Mungerannie Hotel: Payment for taking photos inside the pub – having our picture taken behind the bar!

He pointed into the bar and said “They’ll serve you there eventually they are pretty slow around here.”

“Okay thanks”, I said and went and stood at the empty counter. There was no sign of activity at the back, no bell to ring and three older couples in the bar were chatting to the guy who had pointed me to the counter.

I stood and listened to the laughing and discussions for a few minutes and was just starting to feel abandoned when the guy with the beard and the hat appeared in front of me behind the counter.

“Sorry to keep ya waiting mate, finishing me smoke, just the petrol? On a card is it?”

He proceeded to chat as if nothing was wrong, I liked his style, this was an interesting place and the array of stuff around the walls and ceiling made it very much a fun place. A bloke’s dream bar and he also gets to sell beer to the other people who come into it.
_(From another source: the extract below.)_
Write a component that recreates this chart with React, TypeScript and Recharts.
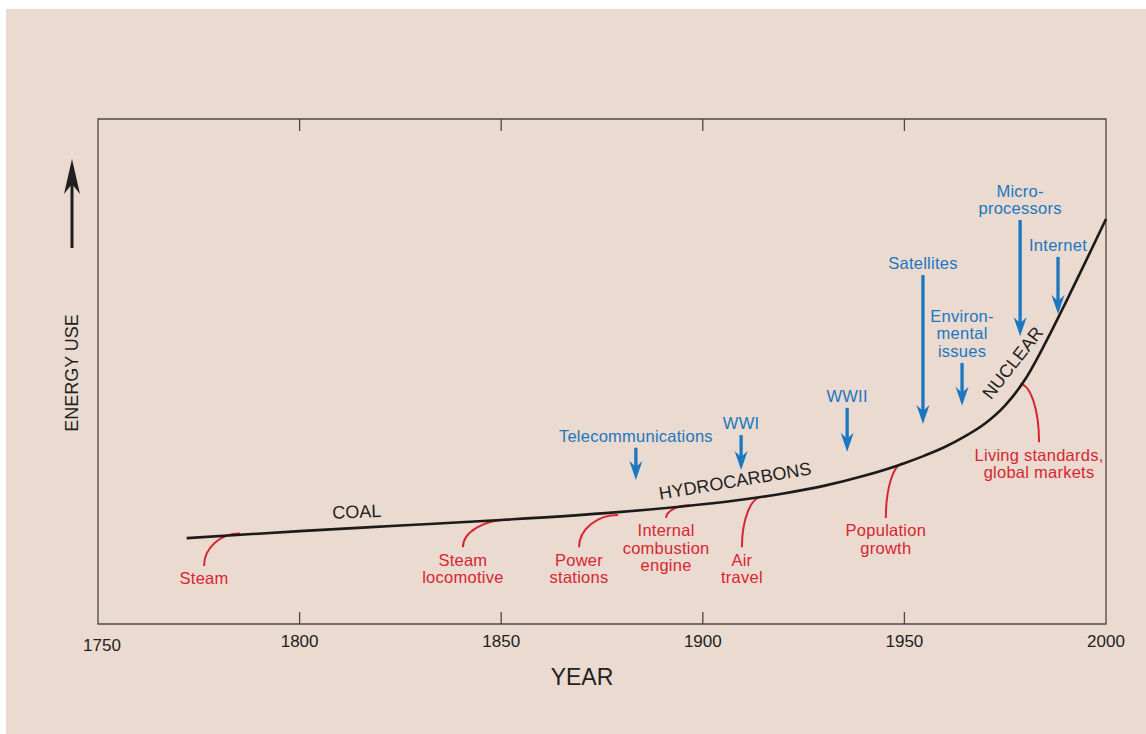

Al asked to take some pictures and the owners rule was

“Only if you give me your camera. I get to take your picture behind the bar”

“We’ll be into that”.

Mungerannie is a hot springs and wetlands area. We never explored these, lack of time once again, but made a pact to come back and look next time around. Once leaving Mungerannie we headed on towards Marree where we would pick up the Oodnadatta Track and head further west.
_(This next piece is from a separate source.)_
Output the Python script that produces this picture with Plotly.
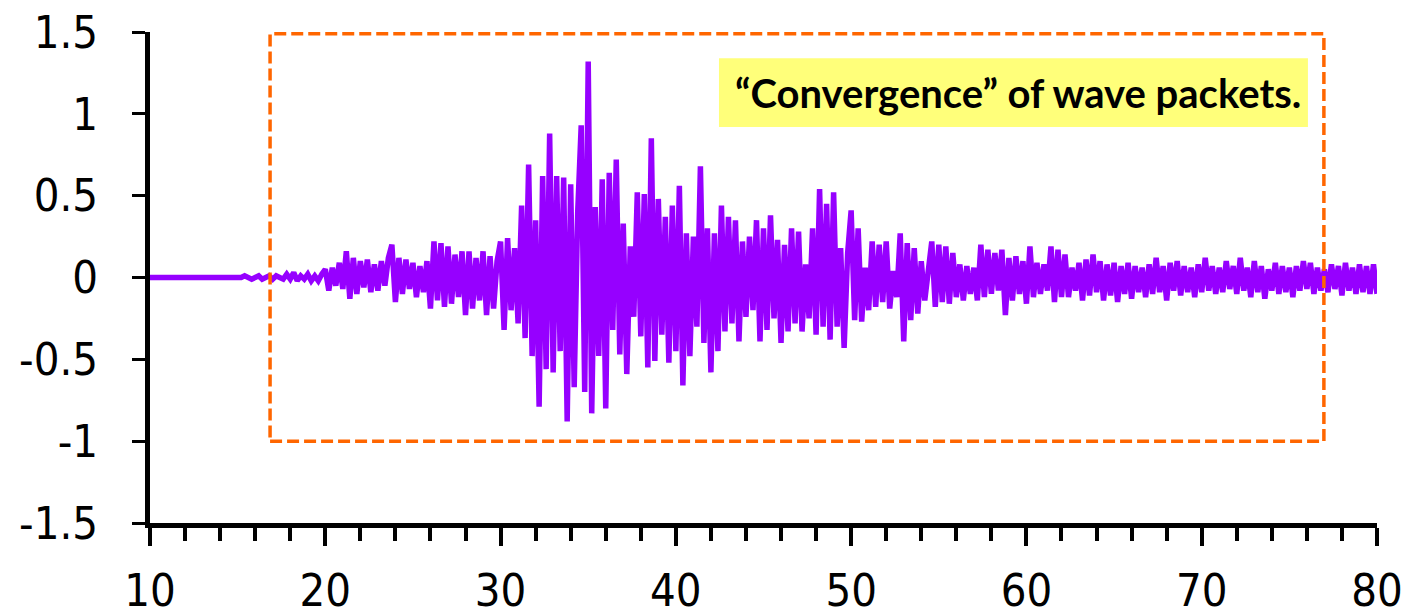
import numpy as np
import plotly.graph_objects as go

# Sampling of the trace: starts at t = 10, one sample every 0.2
T_START = 10.0
T_STEP = 0.2

# Amplitudes in hundredths, grouped by time window
quiet_10_15 = [0] * 25
amp_15_20 = [0, 0, 1, 0, -1, 0, 1, -1, 0, 1, -1, 1, 0, -1, 2, -1, 3, -2, 1, -1, 2, -2, 1, -2, 2]
amp_20_25 = [5, -8, 6, -5, 9, -7, 16, -13, 12, -10, 10, -6, 11, -9, 8, -8, 10, -5, 12, 20, -15, 12, -10, 11, -7]
amp_25_30 = [9, -12, 7, -9, 10, -19, 22, -14, 21, -18, 19, -16, 14, -12, 16, -23, 16, -19, 12, -14, 16, -23, 13, -19, 10]
amp_30_35 = [22, -32, 24, -20, 18, -28, 44, -37, 69, -48, 35, -79, 62, -56, 88, -58, 62, -45, 61, -88, 57, -67, 40, 93, -70]
amp_35_40 = [132, -83, 43, -48, 60, -80, 64, -32, 72, -47, 33, -59, 19, -24, 52, -36, 51, -55, 85, -51, 48, -35, 37, -52, 44]
amp_40_45 = [-45, 56, -66, 27, -48, 25, -30, 68, -40, 30, -58, 27, -45, 44, -33, 37, -28, 35, -39, 22, -24, 25, -20, 35, -39]
amp_45_50 = [30, -32, 38, -25, 23, -40, 20, -33, 30, -28, 28, -33, 8, -25, 30, -35, 54, -30, 45, -38, 52, -30, 18, -43, 15]
amp_50_55 = [41, -26, 30, -27, 6, -20, 22, -18, 20, -15, 22, -19, 4, -12, 27, -39, 21, -26, 18, -22, 10, -14, 8, 22, -18]
amp_55_60 = [20, -15, 19, -16, 15, -12, 8, -14, 7, -10, 6, -14, 20, -12, 17, -10, 15, -8, 17, -23, 12, -14, 13, -10, 10]
amp_60_65 = [-16, 19, -12, 9, -10, 8, -8, 19, -15, 17, -12, 14, -12, 6, -8, 9, -14, 11, -11, 14, -9, 10, -14, 8, -11]
amp_65_70 = [9, -15, 7, -10, 9, -13, 7, -9, 6, -12, 8, -10, 12, -9, 7, -14, 9, -8, 10, -11, 7, -9, 6, -12, 8]
amp_70_75 = [-9, 12, -8, 7, -10, 6, -9, 10, -7, 7, -10, 12, -8, 6, -12, 10, -9, 7, -13, 5, -8, 9, -10, 7, -9]
amp_75_80 = [6, -12, 7, -8, 10, -7, 9, -10, 6, -8, 5, -9, 8, -7, 7, -11, 9, -8, 6, -10, 8, -9, 7, -10, 8, -10]

y_ticks = [-1.5, -1.0, -0.5, 0.0, 0.5, 1.0, 1.5]
y_tick_text = ["-1.5", "-1", "-0.5", "0", "0.5", "1", "1.5"]
x_ticks = [10, 20, 30, 40, 50, 60, 70, 80]

note_text = "\u201cConvergence\u201d of wave packets."

amp = np.array(
    quiet_10_15 + amp_15_20 + amp_20_25 + amp_25_30 + amp_30_35 + amp_35_40
    + amp_40_45 + amp_45_50 + amp_50_55 + amp_55_60 + amp_60_65 + amp_65_70
    + amp_70_75 + amp_75_80,
    dtype=float,
) / 100.0
t = T_START + T_STEP * np.arange(len(amp))

fig = go.Figure()
fig.add_trace(go.Scatter(
    x=t, y=amp, mode="lines",
    line=dict(color="#9600FF", width=5.5),
    hoverinfo="skip", showlegend=False,
))

# dashed frame around the active part of the record
fig.add_shape(type="rect", xref="x", yref="y", x0=16.85, x1=76.97, y0=-1.0, y1=1.49,
              line=dict(color="#FF6600", width=3.5, dash="12px,5px"),
              fillcolor="rgba(0,0,0,0)", layer="above")
# highlighted note
fig.add_shape(type="rect", xref="x", yref="y", x0=42.46, x1=76.06, y0=0.92, y1=1.34,
              line=dict(width=0), fillcolor="#FFFF7A", layer="below")
fig.add_annotation(x=59.5, y=1.13, xref="x", yref="y", text=note_text, showarrow=False,
                   font=dict(family="Lato", size=40, color="black", weight="bold"))

tick_font = dict(family="DejaVu Sans Condensed, DejaVu Sans", size=45, color="black")

fig.update_layout(
    width=1418, height=616,
    margin=dict(l=150, r=41, t=32, b=93, autoexpand=False),
    paper_bgcolor="white", plot_bgcolor="white",
    xaxis=dict(
        range=[10, 80], tickvals=x_ticks, ticks="outside", ticklen=18, tickwidth=4,
        tickcolor="black", showline=True, linecolor="black", linewidth=5,
        showgrid=False, zeroline=False, tickfont=tick_font, ticklabelstandoff=6,
        automargin=False,
        minor=dict(dtick=2, ticks="outside", ticklen=13, tickwidth=4, tickcolor="black", showgrid=False),
    ),
    yaxis=dict(
        range=[-1.5, 1.5], tickvals=y_ticks, ticktext=y_tick_text, ticks="outside",
        ticklen=13, tickwidth=3, tickcolor="black", showline=True, linecolor="black",
        linewidth=5, showgrid=False, zeroline=False, tickfont=tick_font,
        ticklabelstandoff=25, automargin=False,
    ),
)

fig.write_html("out.html")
Around three thirty we came across the Clayton Wetlands, a very basic privately owned camp ground. This was a dry dusty piece of desert with a few trees and a set of well maintained clean toilets, a shower and a hot tub. Fed by an artesian spring the hot tub has a full set of instructions for it posted in the toilets. All this for nothing more than a donation on leaving. There’s a track leading down to the wetlands, about two and half kilometres away. We didn’t go and investigate as it was almost dark.

Cooking dinner  as the light faded into night, we heard a scurrying and a scratching going on outside. We hunted around with the torches and saw some little creatures that at first glance we thought were mice, but they were a little bigger than mice and hopped away. Intriguing we made a note to follow up later.